__Requirement__: Quote each line of the material verbatim, without the pictures.

__Dataset extract__:
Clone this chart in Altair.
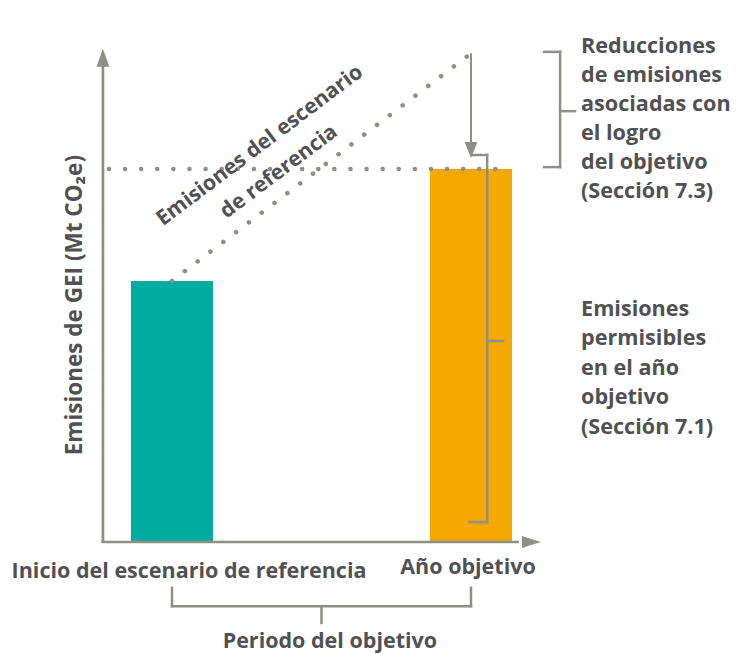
import altair as alt
import pandas as pd

# ---- conceptual data (years since start of reference scenario, emissions index) ----
periods = ["Inicio del escenario de referencia", "Año objetivo"]
period_year = [0, 10]
ghg_emissions = [70, 100]          # emissions shown as bars
reference_scenario = [70, 131]     # reference (BAU) scenario emissions
target_level = 100                  # permitted emissions in target year
bar_colors = ["#00ab9f", "#f5a800"]

GRAY = "#8e8f87"
TEXT = "#515153"
FONT = "Open Sans"
FS = 21.5

xs = alt.Scale(domain=[0, 10], range=[164, 463], nice=False, zero=False, padding=0)
ys = alt.Scale(domain=[0, 100], range=[534, 161], nice=False, zero=False, padding=0)


def X(f="x"):
    return alt.X(f"{f}:Q", scale=xs, axis=None)


def Y(f="y"):
    return alt.Y(f"{f}:Q", scale=ys, axis=None)


# bars
bars_df = pd.DataFrame({"x": period_year, "y": ghg_emissions, "base": [0, 0], "c": bar_colors})
bars = alt.Chart(bars_df).mark_bar(size=82).encode(
    x=X(), y=Y(), y2="base:Q", color=alt.Color("c:N", scale=None)
)

# dotted lines: target level and reference scenario
dots_df = pd.DataFrame({
    "x": [-2.11, period_year[0]],
    "y": [target_level, reference_scenario[0]],
    "x2": [11.14, period_year[1]],
    "y2": [target_level, reference_scenario[1]],
})
dots = alt.Chart(dots_df).mark_rule(
    color=GRAY, strokeWidth=4.5, strokeDash=[0.1, 16], strokeCap="round"
).encode(x=X(), y=Y(), x2="x2:Q", y2="y2:Q")

# axes
axes_df = pd.DataFrame({
    "x": [-2.31, -2.36],
    "y": [-0.3, 0],
    "x2": [-2.31, 11.6],
    "y2": [128, 0],
})
axes = alt.Chart(axes_df).mark_rule(color=GRAY, strokeWidth=2.7).encode(
    x=X(), y=Y(), x2="x2:Q", y2="y2:Q"
)

# reduction arrow shaft
arrow_df = pd.DataFrame({"x": [10], "y": [reference_scenario[1]], "x2": [10], "y2": [106]})
arrow = alt.Chart(arrow_df).mark_rule(color=GRAY, strokeWidth=2).encode(
    x=X(), y=Y(), x2="x2:Q", y2="y2:Q"
)

# brackets
br_df = pd.DataFrame({
    "x":  [10.05, 10.54, 9.95, 10.54, 12.44, 12.98, 12.44, 12.98, 0, 10, 0, 5],
    "y":  [103.75, 103.75, 5.36, 53.9, 131.4, 131.4, 100.5, 115.5, -12.3, -12.3, -17.2, -17.2],
    "x2": [10.54, 10.54, 10.54, 11.07, 12.98, 12.98, 12.98, 13.48, 0, 10, 10, 5],
    "y2": [103.75, 5.36, 5.36, 53.9, 131.4, 100.5, 100.5, 115.5, -17.2, -17.2, -17.2, -21.7],
})
brackets = alt.Chart(br_df).mark_rule(color=GRAY, strokeWidth=2.5, strokeCap="square").encode(
    x=X(), y=Y(), x2="x2:Q", y2="y2:Q"
)

# arrowheads
heads = []
for hx, hy, shape, size in [
    (-2.31, 129.8, "M0,-1L0.72,1L-0.72,1Z", 324),
    (12.02, 0, "M1,0L-1,-0.63L-1,0.63Z", 361),
    (10, 105.1, "M0,1L0.8,-1L-0.8,-1Z", 256),
]:
    heads.append(
        alt.Chart(pd.DataFrame({"x": [hx], "y": [hy]})).mark_point(
            shape=shape, size=size, filled=True, color=GRAY, opacity=1, strokeWidth=0
        ).encode(x=X(), y=Y())
    )

# texts
def txt(df, **kw):
    base = dict(font=FONT, fontWeight="bold", fontSize=FS, color=TEXT, lineBreak="\n")
    base.update(kw)
    return alt.Chart(df).mark_text(**base).encode(x=X(), y=Y(), text="t:N")

xlab = txt(pd.DataFrame({"x": [0.57, 9.9], "y": [-9.65, -8.6], "t": periods}),
           align="center", baseline="alphabetic")
period_lab = txt(pd.DataFrame({"x": [5.28], "y": [-28.4], "t": ["Periodo del objetivo"]}),
                 align="center", baseline="alphabetic")
ytitle = txt(pd.DataFrame({"x": [-3.24], "y": [63.5], "t": ["Emisiones de GEI (Mt CO₂e)"]}),
             align="center", baseline="middle", angle=270, fontSize=22.5)
right1 = txt(pd.DataFrame({"x": [13.68], "y": [131.1],
                           "t": ["Reducciones\nde emisiones\nasociadas con\nel logro\ndel objetivo\n(Sección 7.3)"]}),
             align="left", baseline="alphabetic", lineHeight=29, fontSize=21.6)
right2 = txt(pd.DataFrame({"x": [13.68], "y": [60.6],
                           "t": ["Emisiones\npermisibles\nen el año\nobjetivo\n(Sección 7.1)"]}),
             align="left", baseline="alphabetic", lineHeight=29.5, fontSize=21.6)
diag = txt(pd.DataFrame({"x": [2.94, 3.58], "y": [106.2, 99.2],
                         "t": ["Emisiones del escenario", "de referencia"]}),
           align="center", baseline="middle", angle=323, fontSize=21.2)

chart = alt.layer(
    bars, dots, axes, arrow, brackets, *heads, xlab, period_lab, ytitle, right1, right2, diag
).properties(
    width=727, height=646, autosize=alt.AutoSizeParams(type="none"), padding=0
).configure_view(stroke=None)

chart.save("out.html", embed_options={"renderer": "svg", "actions": False})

__The result__:
Clone this chart in Altair.
import altair as alt
import pandas as pd

# ---- conceptual data (years since start of reference scenario, emissions index) ----
periods = ["Inicio del escenario de referencia", "Año objetivo"]
period_year = [0, 10]
ghg_emissions = [70, 100]          # emissions shown as bars
reference_scenario = [70, 131]     # reference (BAU) scenario emissions
target_level = 100                  # permitted emissions in target year
bar_colors = ["#00ab9f", "#f5a800"]

GRAY = "#8e8f87"
TEXT = "#515153"
FONT = "Open Sans"
FS = 21.5

xs = alt.Scale(domain=[0, 10], range=[164, 463], nice=False, zero=False, padding=0)
ys = alt.Scale(domain=[0, 100], range=[534, 161], nice=False, zero=False, padding=0)


def X(f="x"):
    return alt.X(f"{f}:Q", scale=xs, axis=None)


def Y(f="y"):
    return alt.Y(f"{f}:Q", scale=ys, axis=None)


# bars
bars_df = pd.DataFrame({"x": period_year, "y": ghg_emissions, "base": [0, 0], "c": bar_colors})
bars = alt.Chart(bars_df).mark_bar(size=82).encode(
    x=X(), y=Y(), y2="base:Q", color=alt.Color("c:N", scale=None)
)

# dotted lines: target level and reference scenario
dots_df = pd.DataFrame({
    "x": [-2.11, period_year[0]],
    "y": [target_level, reference_scenario[0]],
    "x2": [11.14, period_year[1]],
    "y2": [target_level, reference_scenario[1]],
})
dots = alt.Chart(dots_df).mark_rule(
    color=GRAY, strokeWidth=4.5, strokeDash=[0.1, 16], strokeCap="round"
).encode(x=X(), y=Y(), x2="x2:Q", y2="y2:Q")

# axes
axes_df = pd.DataFrame({
    "x": [-2.31, -2.36],
    "y": [-0.3, 0],
    "x2": [-2.31, 11.6],
    "y2": [128, 0],
})
axes = alt.Chart(axes_df).mark_rule(color=GRAY, strokeWidth=2.7).encode(
    x=X(), y=Y(), x2="x2:Q", y2="y2:Q"
)

# reduction arrow shaft
arrow_df = pd.DataFrame({"x": [10], "y": [reference_scenario[1]], "x2": [10], "y2": [106]})
arrow = alt.Chart(arrow_df).mark_rule(color=GRAY, strokeWidth=2).encode(
    x=X(), y=Y(), x2="x2:Q", y2="y2:Q"
)

# brackets
br_df = pd.DataFrame({
    "x":  [10.05, 10.54, 9.95, 10.54, 12.44, 12.98, 12.44, 12.98, 0, 10, 0, 5],
    "y":  [103.75, 103.75, 5.36, 53.9, 131.4, 131.4, 100.5, 115.5, -12.3, -12.3, -17.2, -17.2],
    "x2": [10.54, 10.54, 10.54, 11.07, 12.98, 12.98, 12.98, 13.48, 0, 10, 10, 5],
    "y2": [103.75, 5.36, 5.36, 53.9, 131.4, 100.5, 100.5, 115.5, -17.2, -17.2, -17.2, -21.7],
})
brackets = alt.Chart(br_df).mark_rule(color=GRAY, strokeWidth=2.5, strokeCap="square").encode(
    x=X(), y=Y(), x2="x2:Q", y2="y2:Q"
)

# arrowheads
heads = []
for hx, hy, shape, size in [
    (-2.31, 129.8, "M0,-1L0.72,1L-0.72,1Z", 324),
    (12.02, 0, "M1,0L-1,-0.63L-1,0.63Z", 361),
    (10, 105.1, "M0,1L0.8,-1L-0.8,-1Z", 256),
]:
    heads.append(
        alt.Chart(pd.DataFrame({"x": [hx], "y": [hy]})).mark_point(
            shape=shape, size=size, filled=True, color=GRAY, opacity=1, strokeWidth=0
        ).encode(x=X(), y=Y())
    )

# texts
def txt(df, **kw):
    base = dict(font=FONT, fontWeight="bold", fontSize=FS, color=TEXT, lineBreak="\n")
    base.update(kw)
    return alt.Chart(df).mark_text(**base).encode(x=X(), y=Y(), text="t:N")

xlab = txt(pd.DataFrame({"x": [0.57, 9.9], "y": [-9.65, -8.6], "t": periods}),
           align="center", baseline="alphabetic")
period_lab = txt(pd.DataFrame({"x": [5.28], "y": [-28.4], "t": ["Periodo del objetivo"]}),
                 align="center", baseline="alphabetic")
ytitle = txt(pd.DataFrame({"x": [-3.24], "y": [63.5], "t": ["Emisiones de GEI (Mt CO₂e)"]}),
             align="center", baseline="middle", angle=270, fontSize=22.5)
right1 = txt(pd.DataFrame({"x": [13.68], "y": [131.1],
                           "t": ["Reducciones\nde emisiones\nasociadas con\nel logro\ndel objetivo\n(Sección 7.3)"]}),
             align="left", baseline="alphabetic", lineHeight=29, fontSize=21.6)
right2 = txt(pd.DataFrame({"x": [13.68], "y": [60.6],
                           "t": ["Emisiones\npermisibles\nen el año\nobjetivo\n(Sección 7.1)"]}),
             align="left", baseline="alphabetic", lineHeight=29.5, fontSize=21.6)
diag = txt(pd.DataFrame({"x": [2.94, 3.58], "y": [106.2, 99.2],
                         "t": ["Emisiones del escenario", "de referencia"]}),
           align="center", baseline="middle", angle=323, fontSize=21.2)

chart = alt.layer(
    bars, dots, axes, arrow, brackets, *heads, xlab, period_lab, ytitle, right1, right2, diag
).properties(
    width=727, height=646, autosize=alt.AutoSizeParams(type="none"), padding=0
).configure_view(stroke=None)

chart.save("out.html", embed_options={"renderer": "svg", "actions": False})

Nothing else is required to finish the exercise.